Ohio churches help immigrants communicate

Associated Press


The soft-spoken woman formed her words carefully, without the help of the electronic dictionary that sat nearby.

“My name is Sachiko,” she said, pausing between words. “I am from Japan.”

Her teacher praised her and then asked what she thought about the weather.

When it was her classmate’s turn to talk, Feras Mohammed said that his wife was expecting a baby. The 35-year-old Iraqi added that the cold Ohio winter has been difficult at times.

This small talk has a purpose. Mohammed and Sachiko Kondo participate in a conversation group to improve their English at Indianola Presbyterian Church in the University District in Columbus.

The group is led by Bob Patton, a trained English tutor, and Jack Kyle, a church member.

Several central-Ohio churches and religious groups teach English as a second language, seeing it as a way to minister to immigrants, who often feel isolated in their new country.

For the most part, the churches say they offer the groups simply to help, not to gain more members or convert new Christians. Sometimes, new English speakers want to have conversations about religion or attend services at the church, and that is welcomed.

The U.S. Census Bureau found in 2000 that 6.1 percent of people living in Ohio spoke a language other than English at home, compared with 17.9 percent in the country as a whole.

Those numbers for the 2010 census haven’t been released. But the bureau’s American Community Survey, done between 2005 and 2009, estimates the number of people nationwide who speak a language other than English at home to be nearly one-fifth of the population.

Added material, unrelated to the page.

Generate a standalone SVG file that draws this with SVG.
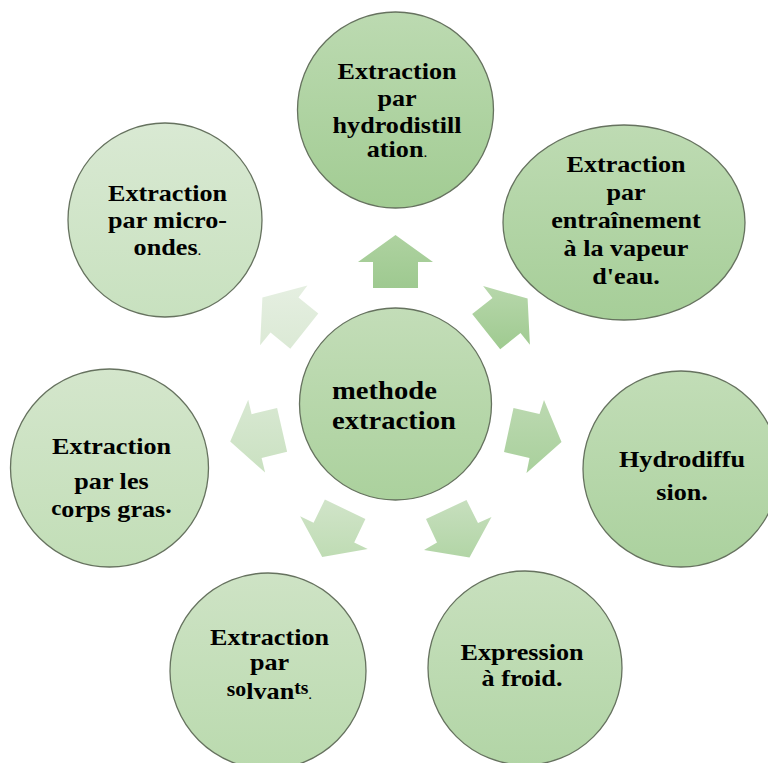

It was a different world when University Baptist Church started its International Coffee Hour program about 40 years ago, said Mary Riley, a member who coordinates the group. Back then, the program wasn’t about teaching language. It was a way for women of all backgrounds to get themselves and their young children out of the house.

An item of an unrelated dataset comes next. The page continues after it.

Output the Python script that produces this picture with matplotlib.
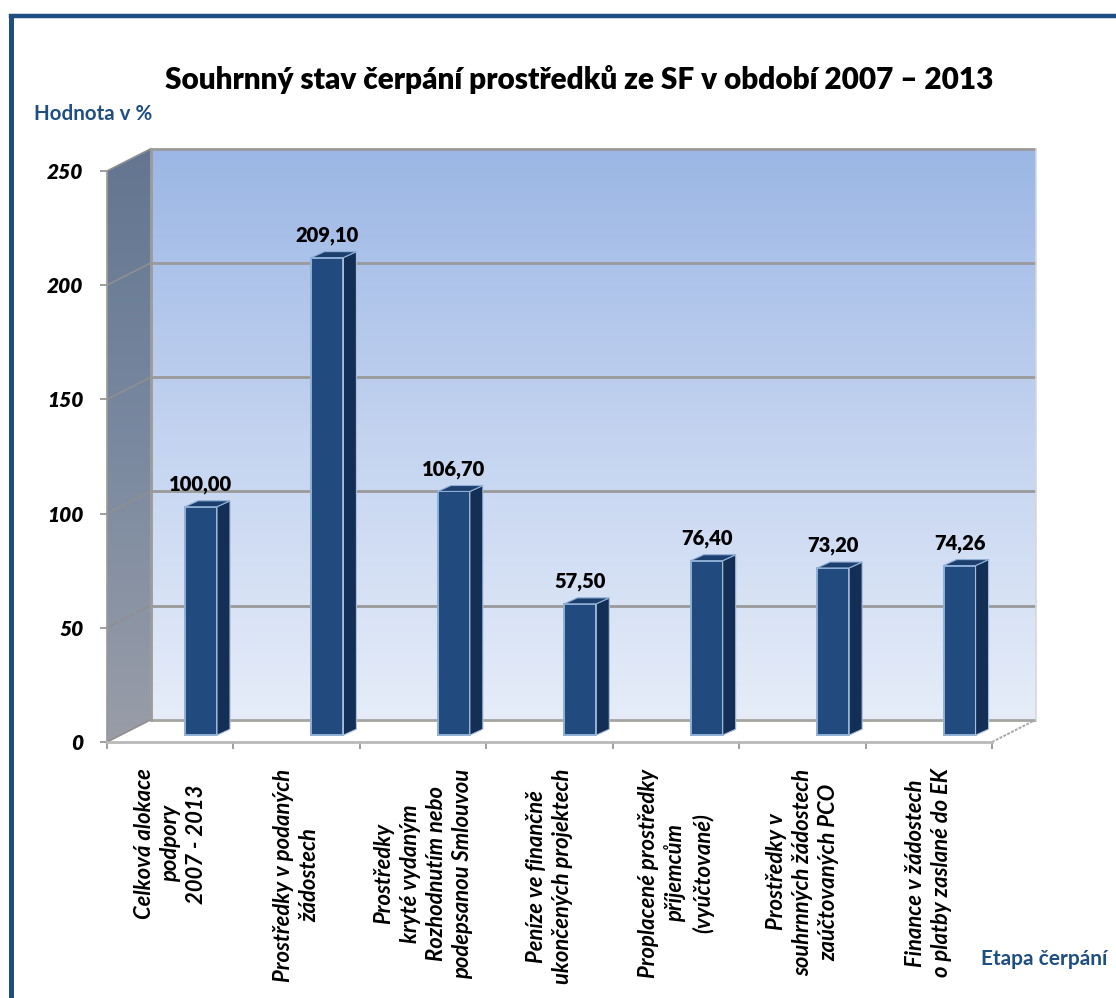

As the immigrant population grew in Columbus, the program turned into an English class.

The teachers — all volunteers — are trained to teach English or have been tutoring for a long time, Riley said. Between 60 and 80 women come each Wednesday morning and are divided into 15 or 16 groups depending on their abilities and needs.

The group is restricted to women because some men in other cultures aren’t comfortable with their wives interacting with men, Riley said, and the women feel freer to discuss their personal lives.

The women come from Japan, China, India, Indonesia and other countries. The group has long welcomed war refugees, first from Vietnam and now from Iraq and Sri Lanka.

Riley said faith motivates her to help these women, but the teachers keep religion out of the lessons.

“We will make no attempts to change religion or culture,” she said. “We respect people the way they are. God created us all.”

Rose Miller started the English Language Learners program at Resurrection Lutheran Church in Hilliard three years ago because she understands the difficulty of being new in America. Originally from the Philippines, Miller moved to South Carolina at age 12 to live with an aunt after her mother died.

She grew up speaking both Tagalog and English but still had difficulty understanding Southern dialect.

Miller trained to teach English with the Columbus Literacy Council. A registered nurse, she also teaches basic CPR to her students.

For the people in her class, “If they don’t speak English well, they’re very dependent on other people.”

Often, that means they can’t make friends outside their ethnic group, she said. In the worst cases, they must rely on an abusive spouse to survive.

For Kondo, the Japanese woman in the Indianola Presbyterian class, frustration comes when she tries to communicate with doctors when she’s sick. She followed her husband, an engineer, to Columbus.

Mohammed, her classmate, is trained as an electrical engineer but has had trouble finding work. His wife is a U.S. citizen.